2. Groom for reclaim
The groom command is something of a swiss-army knife of a command - it carries out several maintenance tasks on tables. The first of these is to physically delete logically deleted rows from tables. As tables are added to and deleted from over time these logical rows still take up space and their pages may need to be scanned and this can slow processing down. You can read more about this in some detail in this blog post:
Rule number 2: Groom tables that are updates/deleted from regularly to ensure that they are not burdened with wasted space.
3. Groom for organized tables
The second thing that groom does for you is to take organized tables and order the data in them. Organized or clustered tables are tables that have had an ORGANIZE ON clause specified. This tells the system that you have an ideal order that you'd like the data to be stored in, based on between one and four columns. Just defining this does nothing - it's just metadata. However when you run a groom the system takes note of this and will reorder your data on disk, optimizing your zonemaps for query performance.
We talk in some detail about zonemaps (page 22) , clustered tables (page 26) and groom (page 42) in this best practices presentation:
Rule number 3: If you have clustered tables, regularly organize the row order with groom to ensure that they are optimized for your queries.
4. Groom for versions
The final job of groom that we will discuss. When you ALTER a table to ADD or DROP columns, behind the scenes we keep the original table, and create a new version of the table with the new layout. As data is added to the table or updated, the new rows are stored in the new table version. As you query the table the system automatically carries out a UNION ALL join between the table versions. For very large tables this means that we can end up in a situation where we are having to process a UNION ALL join or significant data volumes which is far less efficient than querying a single table.
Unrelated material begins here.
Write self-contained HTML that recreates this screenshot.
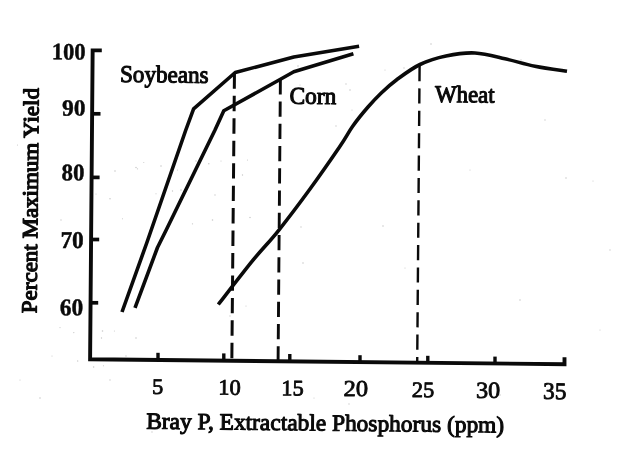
<!DOCTYPE html>
<html>
<head>
<meta charset="utf-8">
<title>Percent Maximum Yield vs Bray P</title>
<style>
  html, body { margin: 0; padding: 0; background: #ffffff; }
  body { width: 640px; height: 454px; overflow: hidden; }
  svg { display: block; filter: grayscale(100%); }
  text { font-family: "Liberation Serif", "DejaVu Serif", serif; fill: #0a0a0a; }
  .b { font-weight: bold; }
  .yl { stroke: #0a0a0a; stroke-width: 0.45px; stroke-linejoin: round; }
  .x { stroke: #0a0a0a; stroke-width: 0.85px; stroke-linejoin: round; }
  .r { stroke: #0a0a0a; stroke-width: 1.05px; stroke-linejoin: round; }
</style>
</head>
<body>
<svg width="640" height="454" viewBox="0 0 640 454">
  <rect x="0" y="0" width="640" height="454" fill="#ffffff"/>

  <!-- scan specks -->
  <g fill="#9a9a9a" opacity="0.55">
    <circle cx="143.8" cy="162.5" r="0.55"/>
    <circle cx="137.5" cy="168.8" r="0.65"/>
    <circle cx="161.0" cy="166.0" r="0.75"/>
    <circle cx="177.5" cy="170.0" r="0.55"/>
    <circle cx="196.0" cy="161.0" r="0.65"/>
    <circle cx="208.8" cy="163.8" r="0.75"/>
    <circle cx="221.0" cy="161.0" r="0.55"/>
    <circle cx="172.5" cy="191.0" r="0.65"/>
    <circle cx="181.0" cy="190.0" r="0.75"/>
    <circle cx="156.0" cy="193.8" r="0.55"/>
    <circle cx="215.0" cy="195.0" r="0.65"/>
    <circle cx="110.0" cy="198.8" r="0.75"/>
    <circle cx="122.5" cy="218.8" r="0.55"/>
    <circle cx="192.5" cy="223.8" r="0.65"/>
    <circle cx="212.5" cy="220.0" r="0.75"/>
    <circle cx="247.5" cy="160.0" r="0.55"/>
    <circle cx="242.5" cy="175.0" r="0.65"/>
    <circle cx="250.0" cy="217.5" r="0.75"/>
    <circle cx="17.5" cy="145.0" r="0.55"/>
    <circle cx="37.5" cy="155.0" r="0.65"/>
    <circle cx="115.0" cy="171.0" r="0.75"/>
    <circle cx="96.0" cy="194.0" r="0.55"/>
    <circle cx="61.0" cy="220.0" r="0.65"/>
    <circle cx="136.0" cy="167.5" r="0.75"/>
    <circle cx="60.0" cy="327.6" r="0.55"/>
    <circle cx="73.8" cy="332.6" r="0.65"/>
    <circle cx="102.5" cy="331.0" r="0.75"/>
    <circle cx="114.4" cy="331.0" r="0.55"/>
    <circle cx="101.5" cy="338.0" r="0.65"/>
    <circle cx="136.0" cy="338.0" r="0.75"/>
    <circle cx="52.0" cy="356.0" r="0.55"/>
    <circle cx="77.7" cy="361.0" r="0.65"/>
    <circle cx="93.6" cy="367.0" r="0.75"/>
    <circle cx="103.5" cy="365.7" r="0.55"/>
    <circle cx="126.0" cy="356.0" r="0.65"/>
    <circle cx="566.0" cy="178.0" r="0.75"/>
    <circle cx="593.0" cy="181.0" r="0.55"/>
    <circle cx="521.0" cy="60.0" r="0.65"/>
    <circle cx="431.0" cy="44.0" r="0.75"/>
    <circle cx="385.0" cy="70.0" r="0.55"/>
    <circle cx="404.0" cy="68.0" r="0.65"/>
    <circle cx="298.0" cy="66.0" r="0.75"/>
    <circle cx="300.0" cy="85.0" r="0.55"/>
    <circle cx="346.0" cy="84.0" r="0.65"/>
    <circle cx="350.0" cy="90.0" r="0.75"/>
    <circle cx="352.0" cy="110.0" r="0.55"/>
    <circle cx="336.0" cy="126.0" r="0.65"/>
    <circle cx="383.0" cy="226.0" r="0.75"/>
    <circle cx="405.0" cy="268.0" r="0.55"/>
    <circle cx="301.0" cy="227.0" r="0.65"/>
    <circle cx="303.0" cy="263.0" r="0.75"/>
    <circle cx="246.0" cy="306.0" r="0.55"/>
    <circle cx="230.0" cy="316.0" r="0.65"/>
    <circle cx="298.0" cy="394.0" r="0.75"/>
    <circle cx="314.0" cy="398.0" r="0.55"/>
    <circle cx="349.0" cy="404.0" r="0.65"/>
    <circle cx="300.0" cy="417.0" r="0.75"/>
    <circle cx="363.0" cy="430.0" r="0.55"/>
    <circle cx="152.0" cy="432.0" r="0.65"/>
    <circle cx="40.0" cy="398.0" r="0.75"/>
    <circle cx="20.0" cy="380.0" r="0.55"/>
    <circle cx="110.0" cy="380.0" r="0.65"/>
    <circle cx="500.0" cy="395.0" r="0.75"/>
    <circle cx="600.0" cy="330.0" r="0.55"/>
    <circle cx="610.0" cy="250.0" r="0.65"/>
    <circle cx="520.0" cy="300.0" r="0.75"/>
    <circle cx="470.0" cy="170.0" r="0.55"/>
    <circle cx="545.0" cy="120.0" r="0.65"/>
  </g>

  <!-- axes -->
  <g stroke="#0a0a0a" stroke-width="3.2" fill="none" stroke-linecap="butt" stroke-linejoin="miter">
    <polyline points="101.8,50.4 92.65,50.4 90.1,359.25 564.5,364.2 564.5,357.3" stroke-width="3.9"/>
    <!-- y ticks -->
    <line x1="92.6" y1="113.8" x2="100.5" y2="113.8" stroke-width="3.7"/>
    <line x1="92.2" y1="177.4" x2="99.6" y2="177.4" stroke-width="3.7"/>
    <line x1="91.6" y1="239.5" x2="99.2" y2="239.5" stroke-width="3.7"/>
    <line x1="91" y1="302.8" x2="98.2" y2="302.8" stroke-width="3.7"/>
    <!-- x ticks -->
    <line x1="158" y1="352.8" x2="158" y2="360.2" stroke-width="3.4"/>
    <line x1="223.8" y1="353.4" x2="223.8" y2="360.9" stroke-width="3.4"/>
    <line x1="289.8" y1="354" x2="289.8" y2="361.6" stroke-width="3.4"/>
    <line x1="360" y1="355.2" x2="360" y2="362.3" stroke-width="3.4"/>
    <line x1="427.8" y1="355.8" x2="427.8" y2="363" stroke-width="3.4"/>
    <line x1="495" y1="356.6" x2="495" y2="363.7" stroke-width="3.4"/>
  </g>

  <!-- curves -->
  <g stroke="#0a0a0a" stroke-width="3.6" fill="none" stroke-linecap="butt" stroke-linejoin="round">
    <!-- Soybeans -->
    <polyline points="122,312 146.9,242.5 185.8,130 193.6,108.8 235.2,72.5 293.8,57 359.1,46.25"/>
    <!-- Corn -->
    <polyline points="135,307.8 157.5,247.5 166.2,230 215,130 223.8,110.8 280,79.5 293.8,71.8 353.4,53.7"/>
    <!-- Wheat -->
    <path d="M218.3,304.5 C224.1,297.1 243.0,272.5 253.0,260.2 C263.0,247.9 268.8,242.7 278.3,230.8 C287.8,218.9 299.8,203.0 310.0,189.0 C320.2,175.0 332.4,157.4 339.5,147.0 C346.6,136.6 347.8,133.2 352.5,126.5 C357.2,119.8 363.2,112.5 368.0,107.0 C372.8,101.5 376.2,97.8 381.0,93.2 C385.8,88.6 390.5,84.3 397.0,79.5 C403.5,74.7 411.8,68.4 420.0,64.5 C428.2,60.6 436.8,57.9 446.0,56.0 C455.2,54.1 465.2,52.5 475.0,53.0 C484.8,53.5 495.0,56.5 505.0,58.8 C515.0,61.0 524.7,64.2 535.0,66.2 C545.3,68.3 561.7,70.4 567.0,71.2"/>
  </g>

  <!-- dashed verticals -->
  <g stroke="#0a0a0a" fill="none">
    <line x1="234.45" y1="73.4" x2="231.85" y2="358.5" stroke-width="3" stroke-dasharray="15.4 7.05"/>
    <line x1="280.4" y1="79.3" x2="278.1" y2="360" stroke-width="2.9" stroke-dasharray="15.3 6.94"/>
    <line x1="419.6" y1="66" x2="417.2" y2="363" stroke-width="2.4" stroke-dasharray="15.2 7.18"/>
  </g>

  <!-- y labels -->
  <g class="b yl" font-size="22.6" text-anchor="end">
    <text x="0" y="0" transform="translate(85.6 59.7) rotate(0.55) scale(1 1.045)">100</text>
    <text x="0" y="0" font-size="23.4" transform="translate(85.5 115.7) rotate(0.55) scale(1 0.985)">90</text>
    <text x="0" y="0" font-size="22.8" transform="translate(84.35 180.35) rotate(0.55) scale(1 1.04)">80</text>
    <text x="0" y="0" font-size="23.2" transform="translate(83.6 248.2) rotate(0.55) scale(1 1.045)">70</text>
    <text x="0" y="0" font-size="23.3" transform="translate(83.05 315.4) rotate(0.55) scale(1 1.03)">60</text>
  </g>

  <!-- x labels -->
  <g class="x" font-size="22.4" text-anchor="middle">
    <text x="0" y="0" transform="translate(157.5 393.9) rotate(0.55) scale(1 0.985)">5</text>
    <text x="0" y="0" transform="translate(229.5 394.7) rotate(0.55) scale(1 0.985)">10</text>
    <text x="0" y="0" transform="translate(292.5 395.3) rotate(0.55) scale(1 0.985)">15</text>
    <text x="0" y="0" font-size="24.6" transform="translate(355.8 396) rotate(0.55) scale(1 0.93)">20</text>
    <text x="0" y="0" transform="translate(423 397.1) rotate(0.55) scale(1 0.985)">25</text>
    <text x="0" y="0" font-size="24.2" transform="translate(488 397.8) rotate(0.55) scale(1 0.95)">30</text>
    <text x="0" y="0" font-size="23.3" transform="translate(554.65 398.9) rotate(0.55) scale(1 1.015)">35</text>
  </g>

  <!-- series labels -->
  <g font-size="23.1" class="r">
    <text x="0" y="0" transform="translate(120 82) rotate(0.55) scale(1 1.045)">Soybeans</text>
    <text x="0" y="0" font-size="23.4" transform="translate(289.5 103.7) rotate(0.55) scale(1 1.03)">Corn</text>
    <text x="0" y="0" font-size="22.9" transform="translate(434.9 102) rotate(0.55) scale(1 1.045)">Wheat</text>
  </g>

  <!-- axis titles -->
  <text class="r" font-size="23.4" x="0" y="0" transform="translate(146.2 428.65) rotate(0.62) scale(1 0.995)">Bray P, Extractable Phosphorus (ppm)</text>
  <text class="r" style="stroke-width:1.25px" font-size="21.8" x="0" y="0" transform="translate(36.5 313.2) rotate(-89.45) scale(1.055 1)">Percent Maximum Yield</text>
</svg>
</body>
</html>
In order to deal with this there is a special invocation of groom - GROOM TABLE VERSIONS. This consolidates all the table data into the new format. It is advisable to do this as soon as possible after altering a table to avoid any performance implications.
Rule number 4: Always run GROOM VERSIONS on tables as soon as possible after they have been altered.
5. System catalog size and reindexing.
The PDA appliance stores user data on disks that are managed by the S-Blades. The system catalog data, including users, passwords, access rights and all other DDL, is stored on the host system in the /nz filesystem. Unlike user data areas, the system catalog is optimised for well defined queries returning a small set of rows based on key values - if you imagine the kinds of catalog tasks that are going on all the time implicitly such as looking up access rights, column definitions and the like you can quickly understand why this is the case.
Given these requirements, it's no surprise to learn that in the system catalog we make significant use of indexing to return the data we need quickly. As we add and remove objects from the catalog (for example by creating and dropping tables, views, external tables and any other permanent object type) we write to and delete from these system catalog tables... and their indexes.
When objects are dropped, we delete from the catalog tables and a background vacuum process runs to physically delete these rows - you can see these vacuum processes in the pg.log file. This happens automatically and needs no management. However what we do not do is delete from the indexes on these tables, and over time these indexes can get bloated with details about deleted rows and their performance will suffer.
You can monitor the size of your catalog with the nz_catalog_size script on the PDA host - this will indicate how much space is currently used. It is very difficult to define a rule around how big is 'too big' as this depends somewhat on the number of objects in each database and your performance requirements. The nz_catalog_size script does provide you with an indication of whether a reindex may be of benefit - the flag is set to 'yes' when the index size exceeds 250% of the base table size as in this example:
| /nz/data TOTAL directory size: 3.7G
+ CORE files: 2.6G
Database (sorted by name) Size reindex ? Directory Path
Database (sorted by size) Size reindex ? Directory Path
If you determine a reindex is necessary, you can do this in one of two ways:
nz_manual_vacuum. This script requires the system to be offline and will reindex (and vacuum) all database areas in the system, after first taking a catalog backup.
nz_online_vacuum. Recent versions of NPS (7.2 and up) have added the capability to reindex databases with the system online. Each database you want to reindex has to have no connections to it when the reindex starts and will be unavailable for the duration of the reindex operation. Due to this requirement it is often easier to schedule downtime and carry out an offline reindex.
On top of these two manual processes, every time you restart the database service with nzstart it will review catalog index sizes and if required reindex them on startup.
Rule number 5: Monitor you catalog sizes. If required, reindex them for optimal performance.